If Impossible Foods’ cheeseburger really does taste like meat, it could shake up the $US48 trillion global meat industry. 

Research shows that:

  • Animal farming uses 40% of Earth’s land surface and consumes as much as 76 trillion gallons of water per year.
  • Farmers feed cattle millions of tons of cheap corn each year in the U.S. But corn, which accounts for 95% of feed, diminishes healthy Omega-3 fatty acids in cattle and creates prime conditions for E. Coli.
  • Livestock creates an estimated 18% of human-caused greenhouse gases.

Similar start-ups, like Beyond Meat, have also experimented with meat substitutes, making soy-based “chicken” strips and taco-style ground “beef.” In 2013, physiologist Mark Post of the University of Maastricht created the world’s first cultured beef burger from thousands of individual muscle tissue in a lab.
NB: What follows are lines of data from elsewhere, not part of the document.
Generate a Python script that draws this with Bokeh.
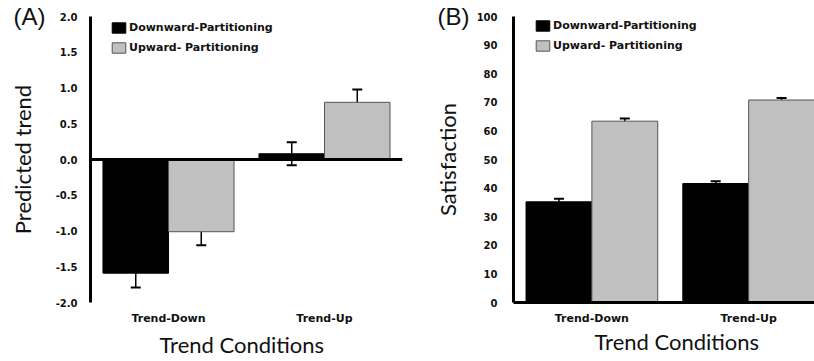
from bokeh.plotting import figure
from bokeh.models import (Range1d, FixedTicker, PrintfTickFormatter, Whisker, TeeHead,
                          Span, ColumnDataSource, Title)
from bokeh.layouts import row
from bokeh.embed import file_html
from bokeh.resources import INLINE

# ---------------- data ----------------
categories = ["Trend-Down", "Trend-Up"]
series = ["Downward-Partitioning", "Upward- Partitioning"]

a_down = [-1.59, 0.08]
a_down_err = [0.20, 0.16]
a_up = [-1.01, 0.80]
a_up_err = [0.19, 0.18]

b_down = [35.2, 41.6]
b_down_err = [1.1, 0.8]
b_up = [63.4, 70.8]
b_up_err = [0.9, 0.7]

a_yticks = [-2.0, -1.5, -1.0, -0.5, 0.0, 0.5, 1.0, 1.5, 2.0]
b_yticks = [0, 10, 20, 30, 40, 50, 60, 70, 80, 90, 100]

x_title = "Trend Conditions"

TICK_FONT = "DejaVu Sans"
TITLE_FONT = "Lato"
GRAY = "#c0c0c0"
BW = 0.42


def make_panel(tag, ylabel, down, down_err, up, up_err, y_range, yticks, fmt,
               x_end, width, bl, br, bt, bb, zero_line, xaxis_line, legend_loc,
               tag_offset, xtitle_offset, ytick_standoff, ylabel_standoff, xtitle_standoff):
    p = figure(width=width, height=361, x_range=Range1d(0, x_end), y_range=Range1d(*y_range),
               output_backend="svg", toolbar_location=None,
               min_border_left=bl, min_border_right=br, min_border_top=bt, min_border_bottom=bb)
    p.xgrid.visible = False
    p.ygrid.visible = False
    p.outline_line_color = None

    # panel tag "(A)" / "(B)"
    p.title.text = tag
    p.title.align = "left"
    p.title.vertical_align = "bottom"
    p.title.offset = tag_offset
    p.title.standoff = -26
    p.title.text_font = "Liberation Sans"
    p.title.text_font_style = "normal"
    p.title.text_font_size = "24px"
    p.title.text_color = "#111111"

    centers = [i + 0.5 for i in range(len(categories))]
    for vals, errs, off, fill, lc, name in [
        (down, down_err, -BW / 2, "black", "black", series[0]),
        (up, up_err, BW / 2, GRAY, "#555555", series[1]),
    ]:
        src = ColumnDataSource(dict(
            x=[c + off for c in centers], top=vals,
            lower=[v - e for v, e in zip(vals, errs)],
            upper=[v + e for v, e in zip(vals, errs)]))
        p.vbar(x="x", top="top", bottom=0, width=BW, source=src,
               fill_color=fill, line_color=lc, line_width=1, legend_label=name)
        p.add_layout(Whisker(source=src, base="x", upper="upper", lower="lower",
                             line_color="black", line_width=1.5,
                             upper_head=TeeHead(size=10, line_width=2, line_color="black"),
                             lower_head=TeeHead(size=10, line_width=2, line_color="black")))

    if zero_line:
        p.add_layout(Span(location=0, dimension="width", line_color="black", line_width=3))

    # y axis
    yax = p.yaxis[0]
    yax.ticker = FixedTicker(ticks=yticks)
    yax.formatter = PrintfTickFormatter(format=fmt)
    yax.axis_line_width = 3
    yax.axis_line_color = "black"
    yax.major_tick_line_color = None
    yax.minor_tick_line_color = None
    yax.major_tick_out = 0
    yax.minor_tick_out = 0
    yax.major_label_standoff = ytick_standoff
    yax.major_label_text_font = TICK_FONT
    yax.major_label_text_font_style = "bold"
    yax.major_label_text_font_size = "10px"
    yax.major_label_text_color = "#111111"
    yax.axis_label = ylabel
    yax.axis_label_text_font = TITLE_FONT
    yax.axis_label_text_font_style = "normal"
    yax.axis_label_text_font_size = "22px"
    yax.axis_label_standoff = ylabel_standoff
    yax.axis_label_text_color = "#111111"

    # x axis
    xax = p.xaxis[0]
    xax.ticker = FixedTicker(ticks=centers)
    xax.major_label_overrides = {c: cat for c, cat in zip(centers, categories)}
    if xaxis_line:
        xax.axis_line_width = 3
        xax.axis_line_color = "black"
    else:
        xax.axis_line_color = None
    xax.major_tick_line_color = None
    xax.minor_tick_line_color = None
    xax.major_tick_out = 0
    xax.minor_tick_out = 0
    xax.major_label_standoff = 9
    xax.major_label_text_font = TICK_FONT
    xax.major_label_text_font_style = "bold"
    xax.major_label_text_font_size = "11px"
    xax.major_label_text_color = "#111111"

    # x axis title (bottom title so it can sit off-centre as in the original)
    p.add_layout(Title(text=x_title, align="left", vertical_align="bottom",
                       offset=xtitle_offset, standoff=xtitle_standoff, text_font=TITLE_FONT,
                       text_font_style="normal", text_font_size="22px",
                       text_color="#111111"), "below")

    # legend
    lg = p.legend[0]
    lg.location = legend_loc
    lg.margin = 0
    lg.padding = 0
    lg.spacing = 7
    lg.border_line_color = None
    lg.background_fill_alpha = 0
    lg.glyph_width = 17
    lg.glyph_height = 13
    lg.label_height = 13
    lg.label_standoff = 2
    lg.label_text_font = TICK_FONT
    lg.label_text_font_style = "bold"
    lg.label_text_font_size = "11px"
    lg.label_text_color = "#111111"
    return p


pa = make_panel("(A)", "Predicted trend", a_down, a_down_err, a_up, a_up_err,
                (-2.0, 2.0), a_yticks, "%.1f", 2.0, 410, 90, 8, 15, 59,
                True, False, (20, 248), -77, 69, 13, 17, 3)
pb = make_panel("(B)", "Satisfaction", b_down, b_down_err, b_up, b_up_err,
                (0, 100), b_yticks, "%d", 1.92, 404, 103, 0, 16, 57,
                False, True, (21, 250), -76, 81, 16, 13, -3)

layout = row(pa, pb)
open("out.html", "w").write(file_html(layout, INLINE))
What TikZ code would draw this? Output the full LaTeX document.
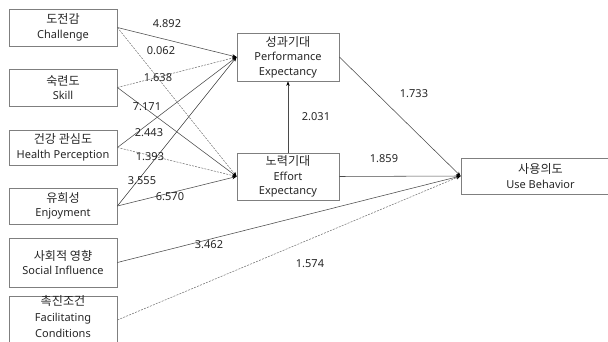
\documentclass[tikz,border=0pt]{standalone}
\usepackage{fontspec}
\setmainfont{Noto Sans}
\newfontfamily\kr[Scale=1.1]{Noto Sans CJK KR}
\usetikzlibrary{arrows.meta}
\definecolor{boxgray}{HTML}{7F7F7F}
\definecolor{linegray}{HTML}{4A4A4A}
\definecolor{dashgray}{HTML}{767676}
\begin{document}
\begin{tikzpicture}[x=1pt,y=-1pt,
  box/.style={draw=boxgray,line width=0.8pt,align=center,inner sep=0pt,
    font=\fontsize{11}{14.5}\selectfont,text=black!85},
  lbl/.style={font=\fontsize{11}{13}\selectfont,text=black!85,inner sep=0pt},
  sol/.style={draw=linegray,line width=0.55pt},
  dsh/.style={draw=dashgray,line width=0.55pt,dash pattern=on 2pt off 1.2pt},
  tip/.style={-{Stealth[length=4.5pt,width=3.5pt,color=black]}}]
\useasboundingbox (0,0) rectangle (608,342);
\begin{scope}
\clip (0,0) rectangle (608,342);
% left boxes
\node[box,minimum width=108pt,minimum height=37pt] (ch) at (63,27.5) {{\kr 도전감}\\Challenge};
\node[box,minimum width=108pt,minimum height=37pt] (sk) at (63,87.5) {{\kr 숙련도}\\Skill};
\node[box,minimum width=108pt,minimum height=35pt] (hp) at (63,147.5) {{\kr 건강 관심도}\\Health Perception};
\node[box,minimum width=108pt,minimum height=36pt] (en) at (63,206) {{\kr 유희성}\\Enjoyment};
\node[box,minimum width=108pt,minimum height=49pt] (si) at (63,262.5) {{\kr 사회적 영향}\\Social Influence};
\node[box,minimum width=108pt,minimum height=48pt] (fc) at (63,320) {};
\node[align=center,inner sep=0pt,font=\fontsize{11}{16}\selectfont,text=black!85] (fct) at (63,317) {{\kr 촉진조건}\\Facilitating\\Conditions};
% middle boxes
\node[box,minimum width=102pt,minimum height=48pt] (pe) at (288,57) {{\kr 성과기대}\\Performance\\Expectancy};
\node[box,minimum width=102pt,minimum height=47pt] (ee) at (288,176.5) {{\kr 노력기대}\\Effort\\Expectancy};
% right box
\node[box,minimum width=159pt,minimum height=36pt] (ub) at (540.5,176) {{\kr 사용의도}\\Use Behavior};
% connectors
\draw[sol,tip] (ch.east) -- (pe.west);
\draw[dsh,tip] (ch.east) -- (ee.west);
\draw[dsh,tip] (sk.east) -- (pe.west);
\draw[sol,tip] (sk.east) -- (ee.west);
\draw[sol,tip] (hp.east) -- (pe.west);
\draw[dsh,tip] (hp.east) -- (ee.west);
\draw[sol,tip] (en.east) -- (pe.west);
\draw[sol,tip] (en.east) -- (ee.west);
\draw[sol,tip] (ee.north) -- (pe.south);
\draw[sol,tip] (pe.east) -- (ub.west);
\draw[sol,tip] (ee.east) -- (ub.west);
\draw[sol,tip] (si.east) -- (ub.west);
\draw[dsh,tip] (fc.east) -- (ub.west);
% labels
\node[lbl] (l1) at (167,24) {4.892};
\node[lbl] (l2) at (161,51) {0.062};
\node[lbl] (l3) at (158,78) {1.638};
\node[lbl] (l4) at (147,107) {7.171};
\node[lbl] (l5) at (149,133) {2.443};
\node[lbl] (l6) at (150,157) {1.393};
\node[lbl] (l7) at (142,181) {3.555};
\node[lbl] (l8) at (170,197) {6.570};
\node[lbl] (l9) at (209,245) {3.462};
\node[lbl] (l10) at (310,264) {1.574};
\node[lbl] (l11) at (316,117) {2.031};
\node[lbl] (l12) at (384,159) {1.859};
\node[lbl] (l13) at (414,94) {1.733};
\end{scope}
\end{tikzpicture}
\end{document}
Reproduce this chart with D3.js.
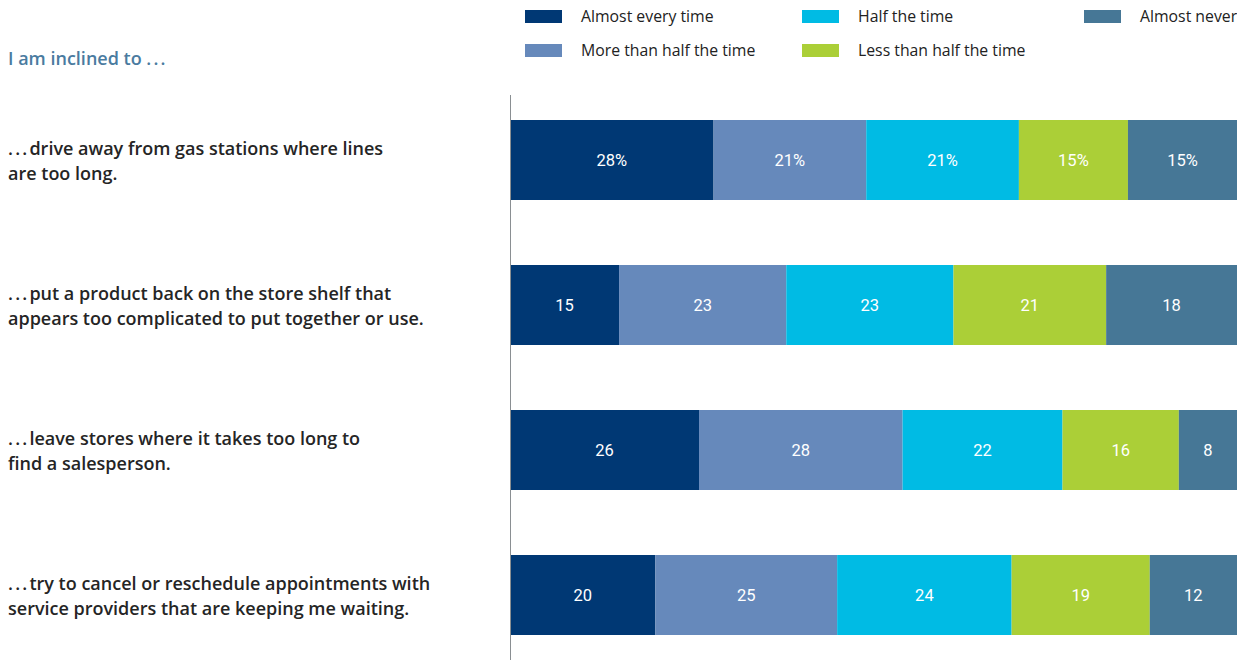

Lab-grown meat burgers could be on sale in as little as 5 years.

But if Impossible Foods wants to revolutionise the way we produce and consume meat, it will need to make its plant-based beef cheaper than real beef, Andy Wheeler, one of the company’s partners, tells Marketplace. Right now, one Impossible Foods burger costs $US20 to make, compared to $US2 for a normal burger.

Hopefully the burger will make the impossible possible and solve the carnivore’s dilemma.